◆ AIM ◆
Retype the listing that follows, exactly as written.

=-=-=

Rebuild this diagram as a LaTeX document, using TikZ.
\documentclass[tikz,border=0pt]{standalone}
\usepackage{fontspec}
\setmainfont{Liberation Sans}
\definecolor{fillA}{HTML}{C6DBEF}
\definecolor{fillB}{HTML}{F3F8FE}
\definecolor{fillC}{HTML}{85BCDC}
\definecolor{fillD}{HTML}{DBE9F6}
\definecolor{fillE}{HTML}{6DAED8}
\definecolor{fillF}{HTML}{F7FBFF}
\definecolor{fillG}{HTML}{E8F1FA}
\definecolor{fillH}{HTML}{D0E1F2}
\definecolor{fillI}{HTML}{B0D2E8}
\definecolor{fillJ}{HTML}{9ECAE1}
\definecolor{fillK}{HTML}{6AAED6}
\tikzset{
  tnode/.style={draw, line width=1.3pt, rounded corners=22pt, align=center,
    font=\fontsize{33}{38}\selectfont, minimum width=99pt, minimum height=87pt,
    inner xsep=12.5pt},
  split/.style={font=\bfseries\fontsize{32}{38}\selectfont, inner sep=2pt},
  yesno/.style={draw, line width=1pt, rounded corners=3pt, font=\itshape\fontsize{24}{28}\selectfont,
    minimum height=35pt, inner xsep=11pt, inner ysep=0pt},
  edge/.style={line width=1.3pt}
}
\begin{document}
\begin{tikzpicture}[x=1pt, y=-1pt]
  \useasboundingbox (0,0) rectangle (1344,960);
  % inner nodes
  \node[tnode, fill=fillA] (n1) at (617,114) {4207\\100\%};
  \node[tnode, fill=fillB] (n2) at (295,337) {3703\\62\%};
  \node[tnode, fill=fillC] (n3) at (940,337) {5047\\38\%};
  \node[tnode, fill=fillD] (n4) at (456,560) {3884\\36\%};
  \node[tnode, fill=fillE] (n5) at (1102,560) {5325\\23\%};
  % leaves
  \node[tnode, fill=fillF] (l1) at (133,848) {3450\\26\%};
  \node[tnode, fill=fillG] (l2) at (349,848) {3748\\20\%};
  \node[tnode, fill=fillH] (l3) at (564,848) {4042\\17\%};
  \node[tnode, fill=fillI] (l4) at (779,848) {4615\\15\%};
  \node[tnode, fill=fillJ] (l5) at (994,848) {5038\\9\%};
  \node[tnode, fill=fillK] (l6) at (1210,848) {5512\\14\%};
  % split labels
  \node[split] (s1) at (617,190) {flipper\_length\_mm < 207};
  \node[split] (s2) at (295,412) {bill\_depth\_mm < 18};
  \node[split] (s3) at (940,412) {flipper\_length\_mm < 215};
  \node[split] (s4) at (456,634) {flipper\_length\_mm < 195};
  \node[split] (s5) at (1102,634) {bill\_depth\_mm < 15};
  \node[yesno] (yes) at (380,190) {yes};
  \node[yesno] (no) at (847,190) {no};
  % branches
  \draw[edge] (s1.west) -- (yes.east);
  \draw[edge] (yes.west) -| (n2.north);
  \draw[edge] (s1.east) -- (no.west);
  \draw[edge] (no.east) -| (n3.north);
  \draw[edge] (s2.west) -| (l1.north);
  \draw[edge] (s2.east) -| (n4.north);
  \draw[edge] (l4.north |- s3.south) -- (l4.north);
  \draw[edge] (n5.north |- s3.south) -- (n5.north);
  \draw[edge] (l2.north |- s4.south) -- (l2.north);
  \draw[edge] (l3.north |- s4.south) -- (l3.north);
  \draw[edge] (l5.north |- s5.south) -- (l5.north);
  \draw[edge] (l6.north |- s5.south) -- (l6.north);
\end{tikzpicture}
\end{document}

=-=-=

◆ SOLUTION FOR THIS TASK ◆
Rebuild this diagram as a LaTeX document, using TikZ.
\documentclass[tikz,border=0pt]{standalone}
\usepackage{fontspec}
\setmainfont{Liberation Sans}
\definecolor{fillA}{HTML}{C6DBEF}
\definecolor{fillB}{HTML}{F3F8FE}
\definecolor{fillC}{HTML}{85BCDC}
\definecolor{fillD}{HTML}{DBE9F6}
\definecolor{fillE}{HTML}{6DAED8}
\definecolor{fillF}{HTML}{F7FBFF}
\definecolor{fillG}{HTML}{E8F1FA}
\definecolor{fillH}{HTML}{D0E1F2}
\definecolor{fillI}{HTML}{B0D2E8}
\definecolor{fillJ}{HTML}{9ECAE1}
\definecolor{fillK}{HTML}{6AAED6}
\tikzset{
  tnode/.style={draw, line width=1.3pt, rounded corners=22pt, align=center,
    font=\fontsize{33}{38}\selectfont, minimum width=99pt, minimum height=87pt,
    inner xsep=12.5pt},
  split/.style={font=\bfseries\fontsize{32}{38}\selectfont, inner sep=2pt},
  yesno/.style={draw, line width=1pt, rounded corners=3pt, font=\itshape\fontsize{24}{28}\selectfont,
    minimum height=35pt, inner xsep=11pt, inner ysep=0pt},
  edge/.style={line width=1.3pt}
}
\begin{document}
\begin{tikzpicture}[x=1pt, y=-1pt]
  \useasboundingbox (0,0) rectangle (1344,960);
  % inner nodes
  \node[tnode, fill=fillA] (n1) at (617,114) {4207\\100\%};
  \node[tnode, fill=fillB] (n2) at (295,337) {3703\\62\%};
  \node[tnode, fill=fillC] (n3) at (940,337) {5047\\38\%};
  \node[tnode, fill=fillD] (n4) at (456,560) {3884\\36\%};
  \node[tnode, fill=fillE] (n5) at (1102,560) {5325\\23\%};
  % leaves
  \node[tnode, fill=fillF] (l1) at (133,848) {3450\\26\%};
  \node[tnode, fill=fillG] (l2) at (349,848) {3748\\20\%};
  \node[tnode, fill=fillH] (l3) at (564,848) {4042\\17\%};
  \node[tnode, fill=fillI] (l4) at (779,848) {4615\\15\%};
  \node[tnode, fill=fillJ] (l5) at (994,848) {5038\\9\%};
  \node[tnode, fill=fillK] (l6) at (1210,848) {5512\\14\%};
  % split labels
  \node[split] (s1) at (617,190) {flipper\_length\_mm < 207};
  \node[split] (s2) at (295,412) {bill\_depth\_mm < 18};
  \node[split] (s3) at (940,412) {flipper\_length\_mm < 215};
  \node[split] (s4) at (456,634) {flipper\_length\_mm < 195};
  \node[split] (s5) at (1102,634) {bill\_depth\_mm < 15};
  \node[yesno] (yes) at (380,190) {yes};
  \node[yesno] (no) at (847,190) {no};
  % branches
  \draw[edge] (s1.west) -- (yes.east);
  \draw[edge] (yes.west) -| (n2.north);
  \draw[edge] (s1.east) -- (no.west);
  \draw[edge] (no.east) -| (n3.north);
  \draw[edge] (s2.west) -| (l1.north);
  \draw[edge] (s2.east) -| (n4.north);
  \draw[edge] (l4.north |- s3.south) -- (l4.north);
  \draw[edge] (n5.north |- s3.south) -- (n5.north);
  \draw[edge] (l2.north |- s4.south) -- (l2.north);
  \draw[edge] (l3.north |- s4.south) -- (l3.north);
  \draw[edge] (l5.north |- s5.south) -- (l5.north);
  \draw[edge] (l6.north |- s5.south) -- (l6.north);
\end{tikzpicture}
\end{document}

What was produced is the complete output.